Wednesday, March 28, 2012
“What must it feel like getting to the capital city for the first time? What do the queqchis [indigenous tribe of Guatemala] think of our shadowless streets, of our grey colored progress, of the smell of shit of our city? I can’t imagine the strength and conviction that is needed to walk during 8 days, 200 kilometers under the sun and/or rain with the naive hope of being heard and taken seriously. Those of us from the capital are so far away from the rural villagers that it’s difficult for us to realize that they are the other side of this coin called Guatemala. One day we will understand that what happens to our brothers has a direct repercussion over our own lives.
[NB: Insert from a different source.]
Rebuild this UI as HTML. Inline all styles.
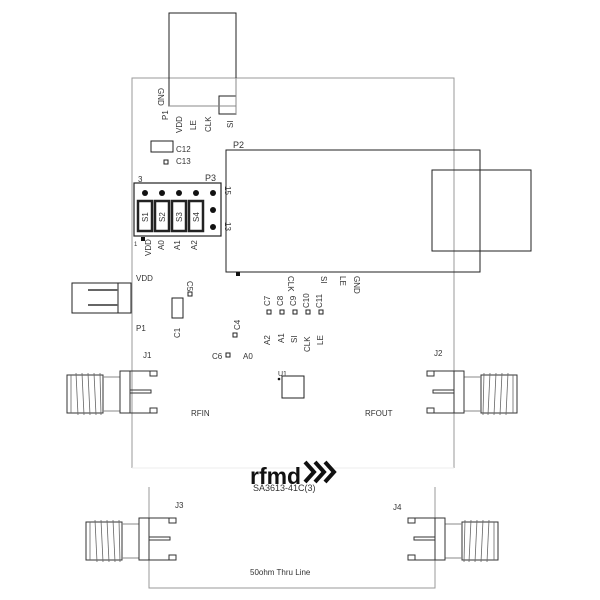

One day we will understand that we are all part of one whole. If they are not doing well, neither are we. I take my hat off at their conviction and the communal sentiment of the indigenous Guatemalans. I appreciate that I was born in this country where resistance and rebellion are still a reality. I, like the rural villagers who arrived in the capital yesterday, don’t want a mine or cement factory around the corner from my home, I don’t want them to contaminate the water from the rivers, or to blast the mountains, or to cut down the forests to plant one single product. I also do not agree with the mega projects that DON’T bring development to the communities and that only line the pockets of the same. I also dream of having my own piece of land where I can build a house and grow my food. I also dream of a country with social justice and in which human life is worth more than private property. And you guys?”
Photo caption: “My mother taught me to fight.”